** Your goal **
Copy all entries without alteration and skip the pictures they hold.

** Data items **
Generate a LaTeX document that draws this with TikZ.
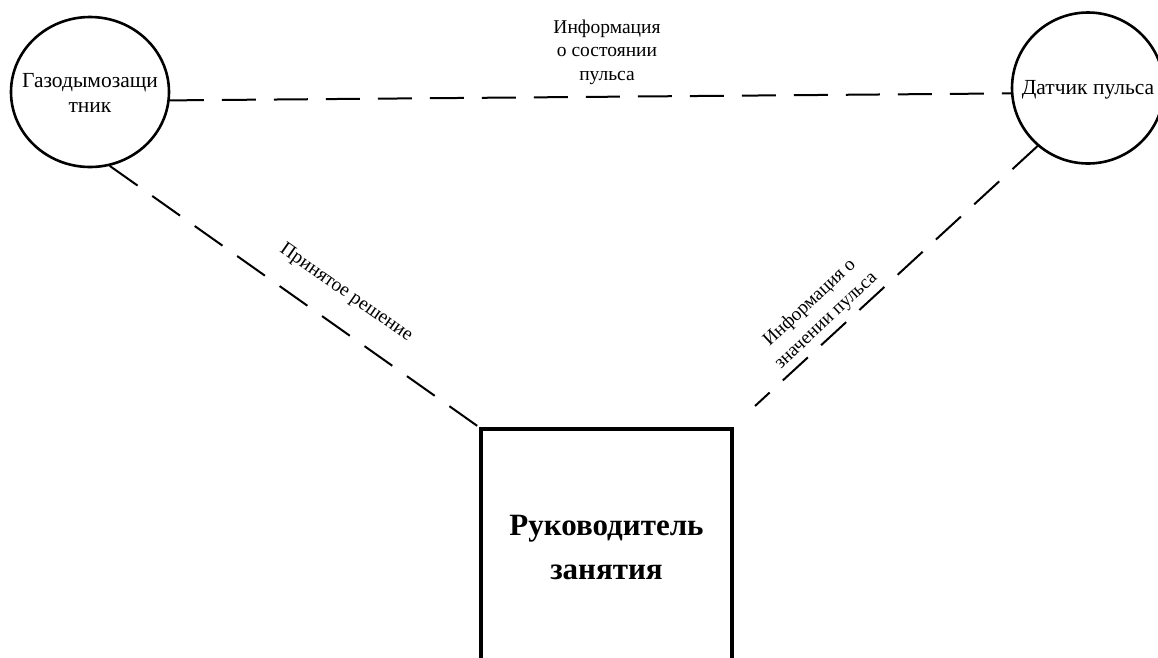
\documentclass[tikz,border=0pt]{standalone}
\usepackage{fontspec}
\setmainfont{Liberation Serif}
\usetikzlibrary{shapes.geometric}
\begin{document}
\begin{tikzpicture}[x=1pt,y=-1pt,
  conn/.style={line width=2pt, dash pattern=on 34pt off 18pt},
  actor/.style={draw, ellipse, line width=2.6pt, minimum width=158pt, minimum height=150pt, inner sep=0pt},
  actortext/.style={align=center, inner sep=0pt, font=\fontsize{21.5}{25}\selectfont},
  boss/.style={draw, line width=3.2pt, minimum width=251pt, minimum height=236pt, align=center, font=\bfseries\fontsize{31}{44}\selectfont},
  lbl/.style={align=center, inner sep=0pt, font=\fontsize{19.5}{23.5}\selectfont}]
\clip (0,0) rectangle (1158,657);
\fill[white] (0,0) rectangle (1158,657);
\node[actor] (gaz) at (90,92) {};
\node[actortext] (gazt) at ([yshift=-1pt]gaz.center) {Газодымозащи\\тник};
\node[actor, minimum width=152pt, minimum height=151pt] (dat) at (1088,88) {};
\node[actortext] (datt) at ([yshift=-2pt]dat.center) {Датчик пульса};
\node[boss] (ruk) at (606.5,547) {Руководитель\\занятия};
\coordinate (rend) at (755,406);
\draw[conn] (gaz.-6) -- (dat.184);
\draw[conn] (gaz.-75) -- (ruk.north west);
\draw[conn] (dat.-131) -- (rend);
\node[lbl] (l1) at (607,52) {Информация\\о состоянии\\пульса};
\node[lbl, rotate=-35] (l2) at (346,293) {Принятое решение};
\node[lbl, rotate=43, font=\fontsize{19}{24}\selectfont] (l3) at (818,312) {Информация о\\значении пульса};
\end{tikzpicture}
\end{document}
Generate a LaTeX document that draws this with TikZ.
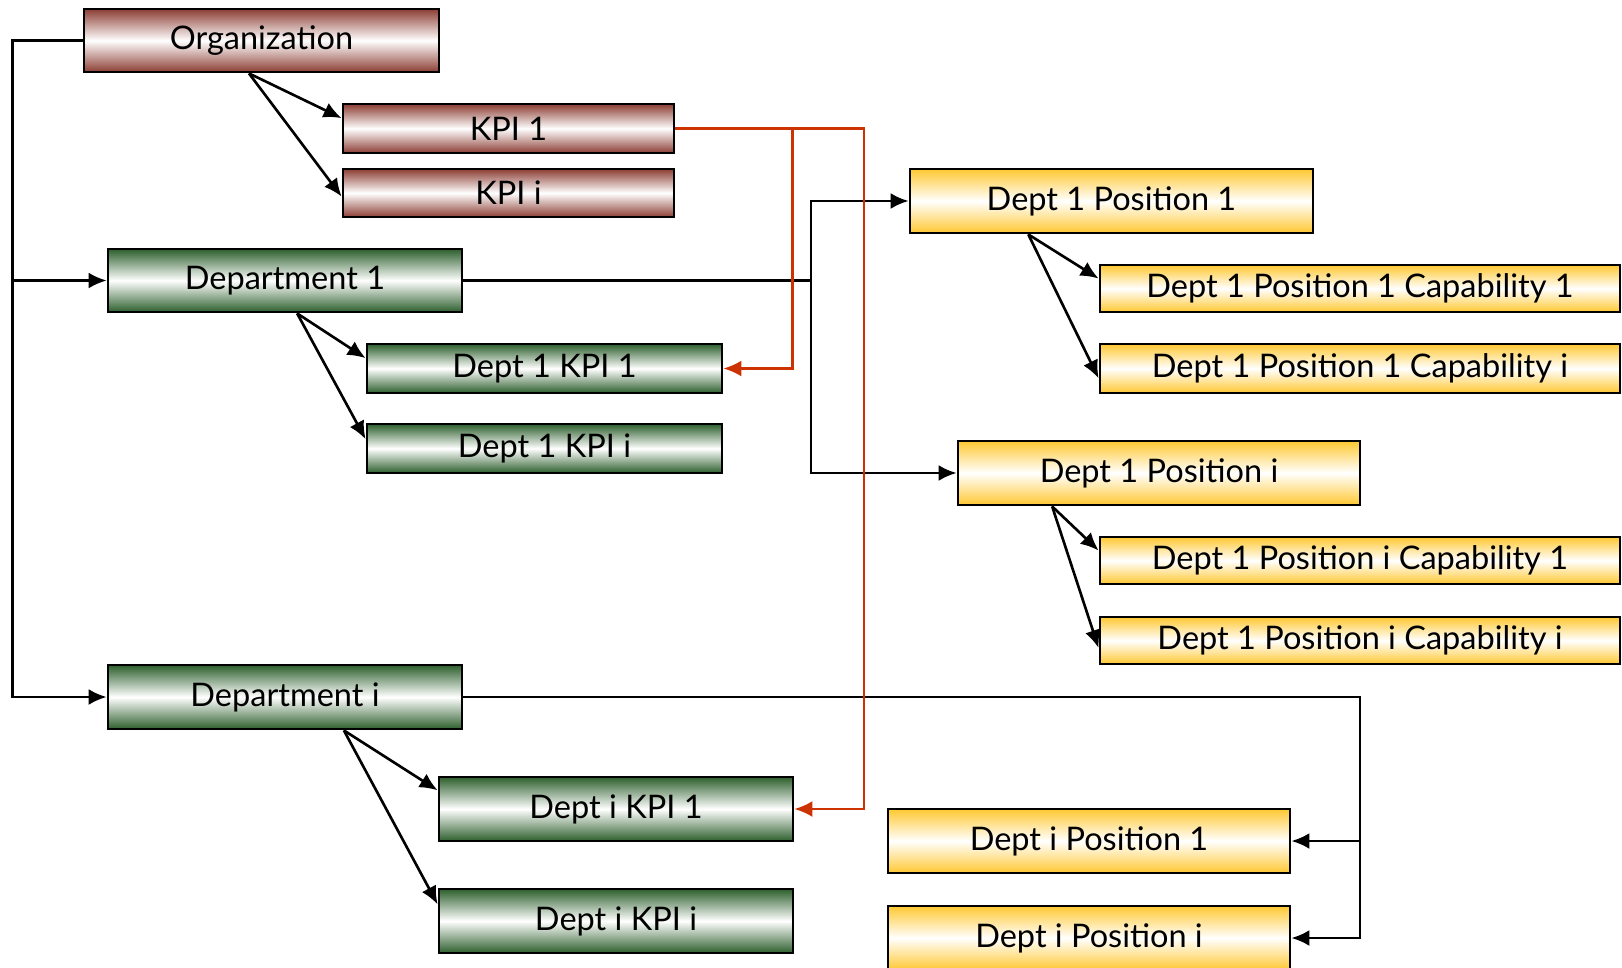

** Response to the exercise **
Generate a LaTeX document that draws this with TikZ.
\documentclass[tikz,border=0pt]{standalone}
\usepackage{fontspec}
\setmainfont{Liberation Serif}
\usetikzlibrary{shapes.geometric}
\begin{document}
\begin{tikzpicture}[x=1pt,y=-1pt,
  conn/.style={line width=2pt, dash pattern=on 34pt off 18pt},
  actor/.style={draw, ellipse, line width=2.6pt, minimum width=158pt, minimum height=150pt, inner sep=0pt},
  actortext/.style={align=center, inner sep=0pt, font=\fontsize{21.5}{25}\selectfont},
  boss/.style={draw, line width=3.2pt, minimum width=251pt, minimum height=236pt, align=center, font=\bfseries\fontsize{31}{44}\selectfont},
  lbl/.style={align=center, inner sep=0pt, font=\fontsize{19.5}{23.5}\selectfont}]
\clip (0,0) rectangle (1158,657);
\fill[white] (0,0) rectangle (1158,657);
\node[actor] (gaz) at (90,92) {};
\node[actortext] (gazt) at ([yshift=-1pt]gaz.center) {Газодымозащи\\тник};
\node[actor, minimum width=152pt, minimum height=151pt] (dat) at (1088,88) {};
\node[actortext] (datt) at ([yshift=-2pt]dat.center) {Датчик пульса};
\node[boss] (ruk) at (606.5,547) {Руководитель\\занятия};
\coordinate (rend) at (755,406);
\draw[conn] (gaz.-6) -- (dat.184);
\draw[conn] (gaz.-75) -- (ruk.north west);
\draw[conn] (dat.-131) -- (rend);
\node[lbl] (l1) at (607,52) {Информация\\о состоянии\\пульса};
\node[lbl, rotate=-35] (l2) at (346,293) {Принятое решение};
\node[lbl, rotate=43, font=\fontsize{19}{24}\selectfont] (l3) at (818,312) {Информация о\\значении пульса};
\end{tikzpicture}
\end{document}
Generate a LaTeX document that draws this with TikZ.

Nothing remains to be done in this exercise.